If it’s an opportunity you should truly capitalize in, there’s a good chance that it’s unique in a few ways. Plain Jane offers aren’t what you’re after. Make sure there is some element of all three of the following before you say yes.
- First, it’s a chance to do something people around you aren’t already doing. Are you being offered a chance to lead a project or put together a team for something at work? If six other people around you are already capitalizing, politely pass. Let them shine and pick your spot later on.
- Second, this is an opportunity that represents and reflects your unique skill set. Make sure that any task or project you take on, in some way, reflects your unique skill set. Ensure that the work you’ll put in will give you a chance to either hone or showcase those skills to people.
Your supervisor may market the ‘opportunity’ as something beneficial for you. Some bosses are really good at doing that. In truth, he or she may be delegating. You’re another cog in the machine that can they trust, so you’re being asked to do it.Whenever possible, turn down these offers. Don’t sign up for junk work unless you are just starting out. In that case, any opportunity is usually a good opportunity. Otherwise, be more selective and highlight what you can do.
- Third, this unique opportunity can be properly fit into your current season of life. An ‘opportunity’ to someone just starting their career appears as hell on earth to a seasoned employee. Be honest about where you are at personally and professionally, and see if the opportunity fits into your personal schedule and stage of life. If it doesn’t, nix it.
2. What will the opportunity give you that you can’t currently have?
What are you hoping to gain from the opportunity in front of you that can’t be obtained now?
This is probably the most important (and oft-ignored) question I’ve started asking when I help people sift through opportunities. So many of us say “yes” to everything, in the hopes that it will give us that thing we desire so much — money, celebrity status, self-love, better relationships, etc.
The truth is, you aren’t going to get any of that from the work you put in. This opportunity might represent a 5% advancement in the direction of that material thing you’re chasing, but it won’t happen right away. If you’re after something like self-love, fulfillment or happiness, you’re kidding yourself. That can only come from within.
You’re better off auditing your life exactly as it is now. See what you can do with the resources you have to spark change or growth first. Once you uncover a few of those rocks, you’ll have a lot more clarity around what opportunities might be right for you. At that point, you’ll be better served to accept an offer that comes your way.
3. Does it contribute to where you want to be 2 years from now?
Simple maybe, but powerful in terms of understanding what you should say “yes” to.
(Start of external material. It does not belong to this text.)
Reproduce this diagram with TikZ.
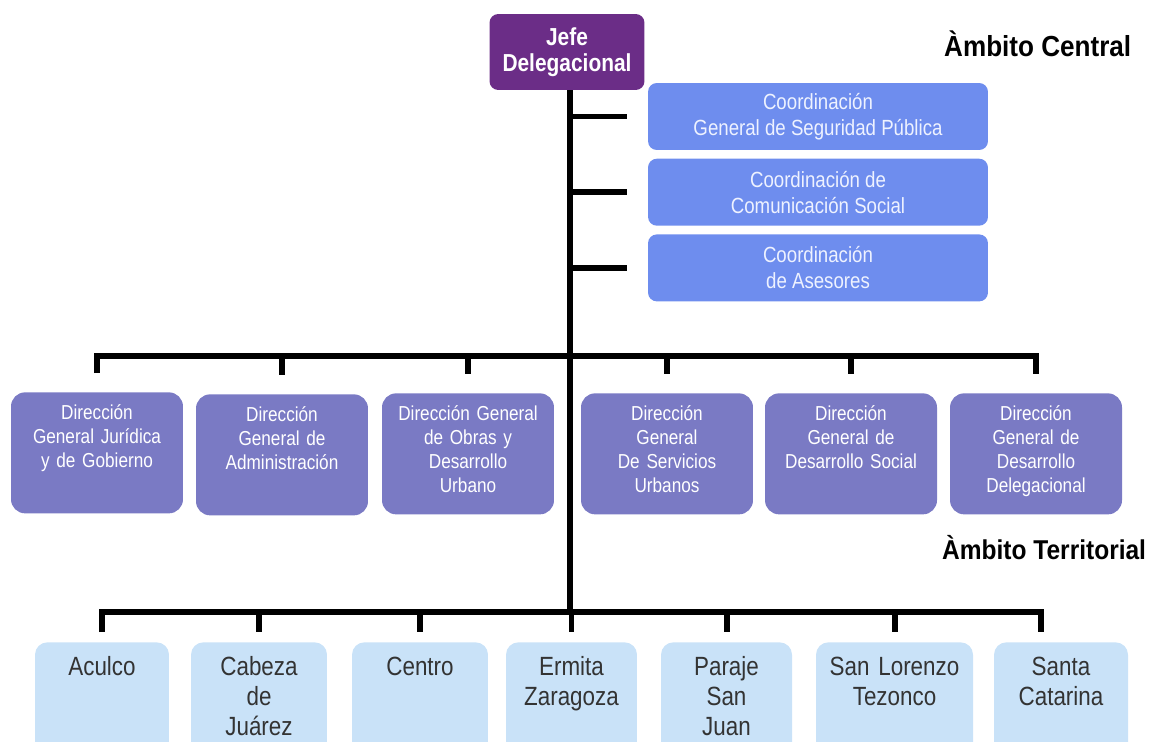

Begin with the end in mind. Make sure you know where you’d like to be 6, 12, or 24 months from now. Run the opportunity in front of you through that machine and see how it comes out. Does it live in alignment with that outcome or with that version of yourself?
If the answer isn’t “heck yes it does!”, then the answer you should be giving is a polite “no thanks.” Be wary of anything that will take your time and energy away from the mountain you are most passionate about climbing.
Not all opportunities are created equal
Opportunities are all around us. If you’re around other people, I can all but guarantee one will present itself to you in the next 24 hours. The key is knowing how to differentiate between a true opportunity and simply adding more work to your life.
It takes a level of clarity and a combination of a few variables to correctly choose what will move us in the right direction. Be honest about what you’d like to have happen, audit the situation, and above all, don’t feel bad about saying “no”. You’ve had other people say it to you and you got over it. The same will happen.
They will find someone else, and you will be one step further to your goals. Sometimes the greatest opportunity of all lies in turning down the work you shouldn’t be taking on, so you can continue doing what you’re already doing.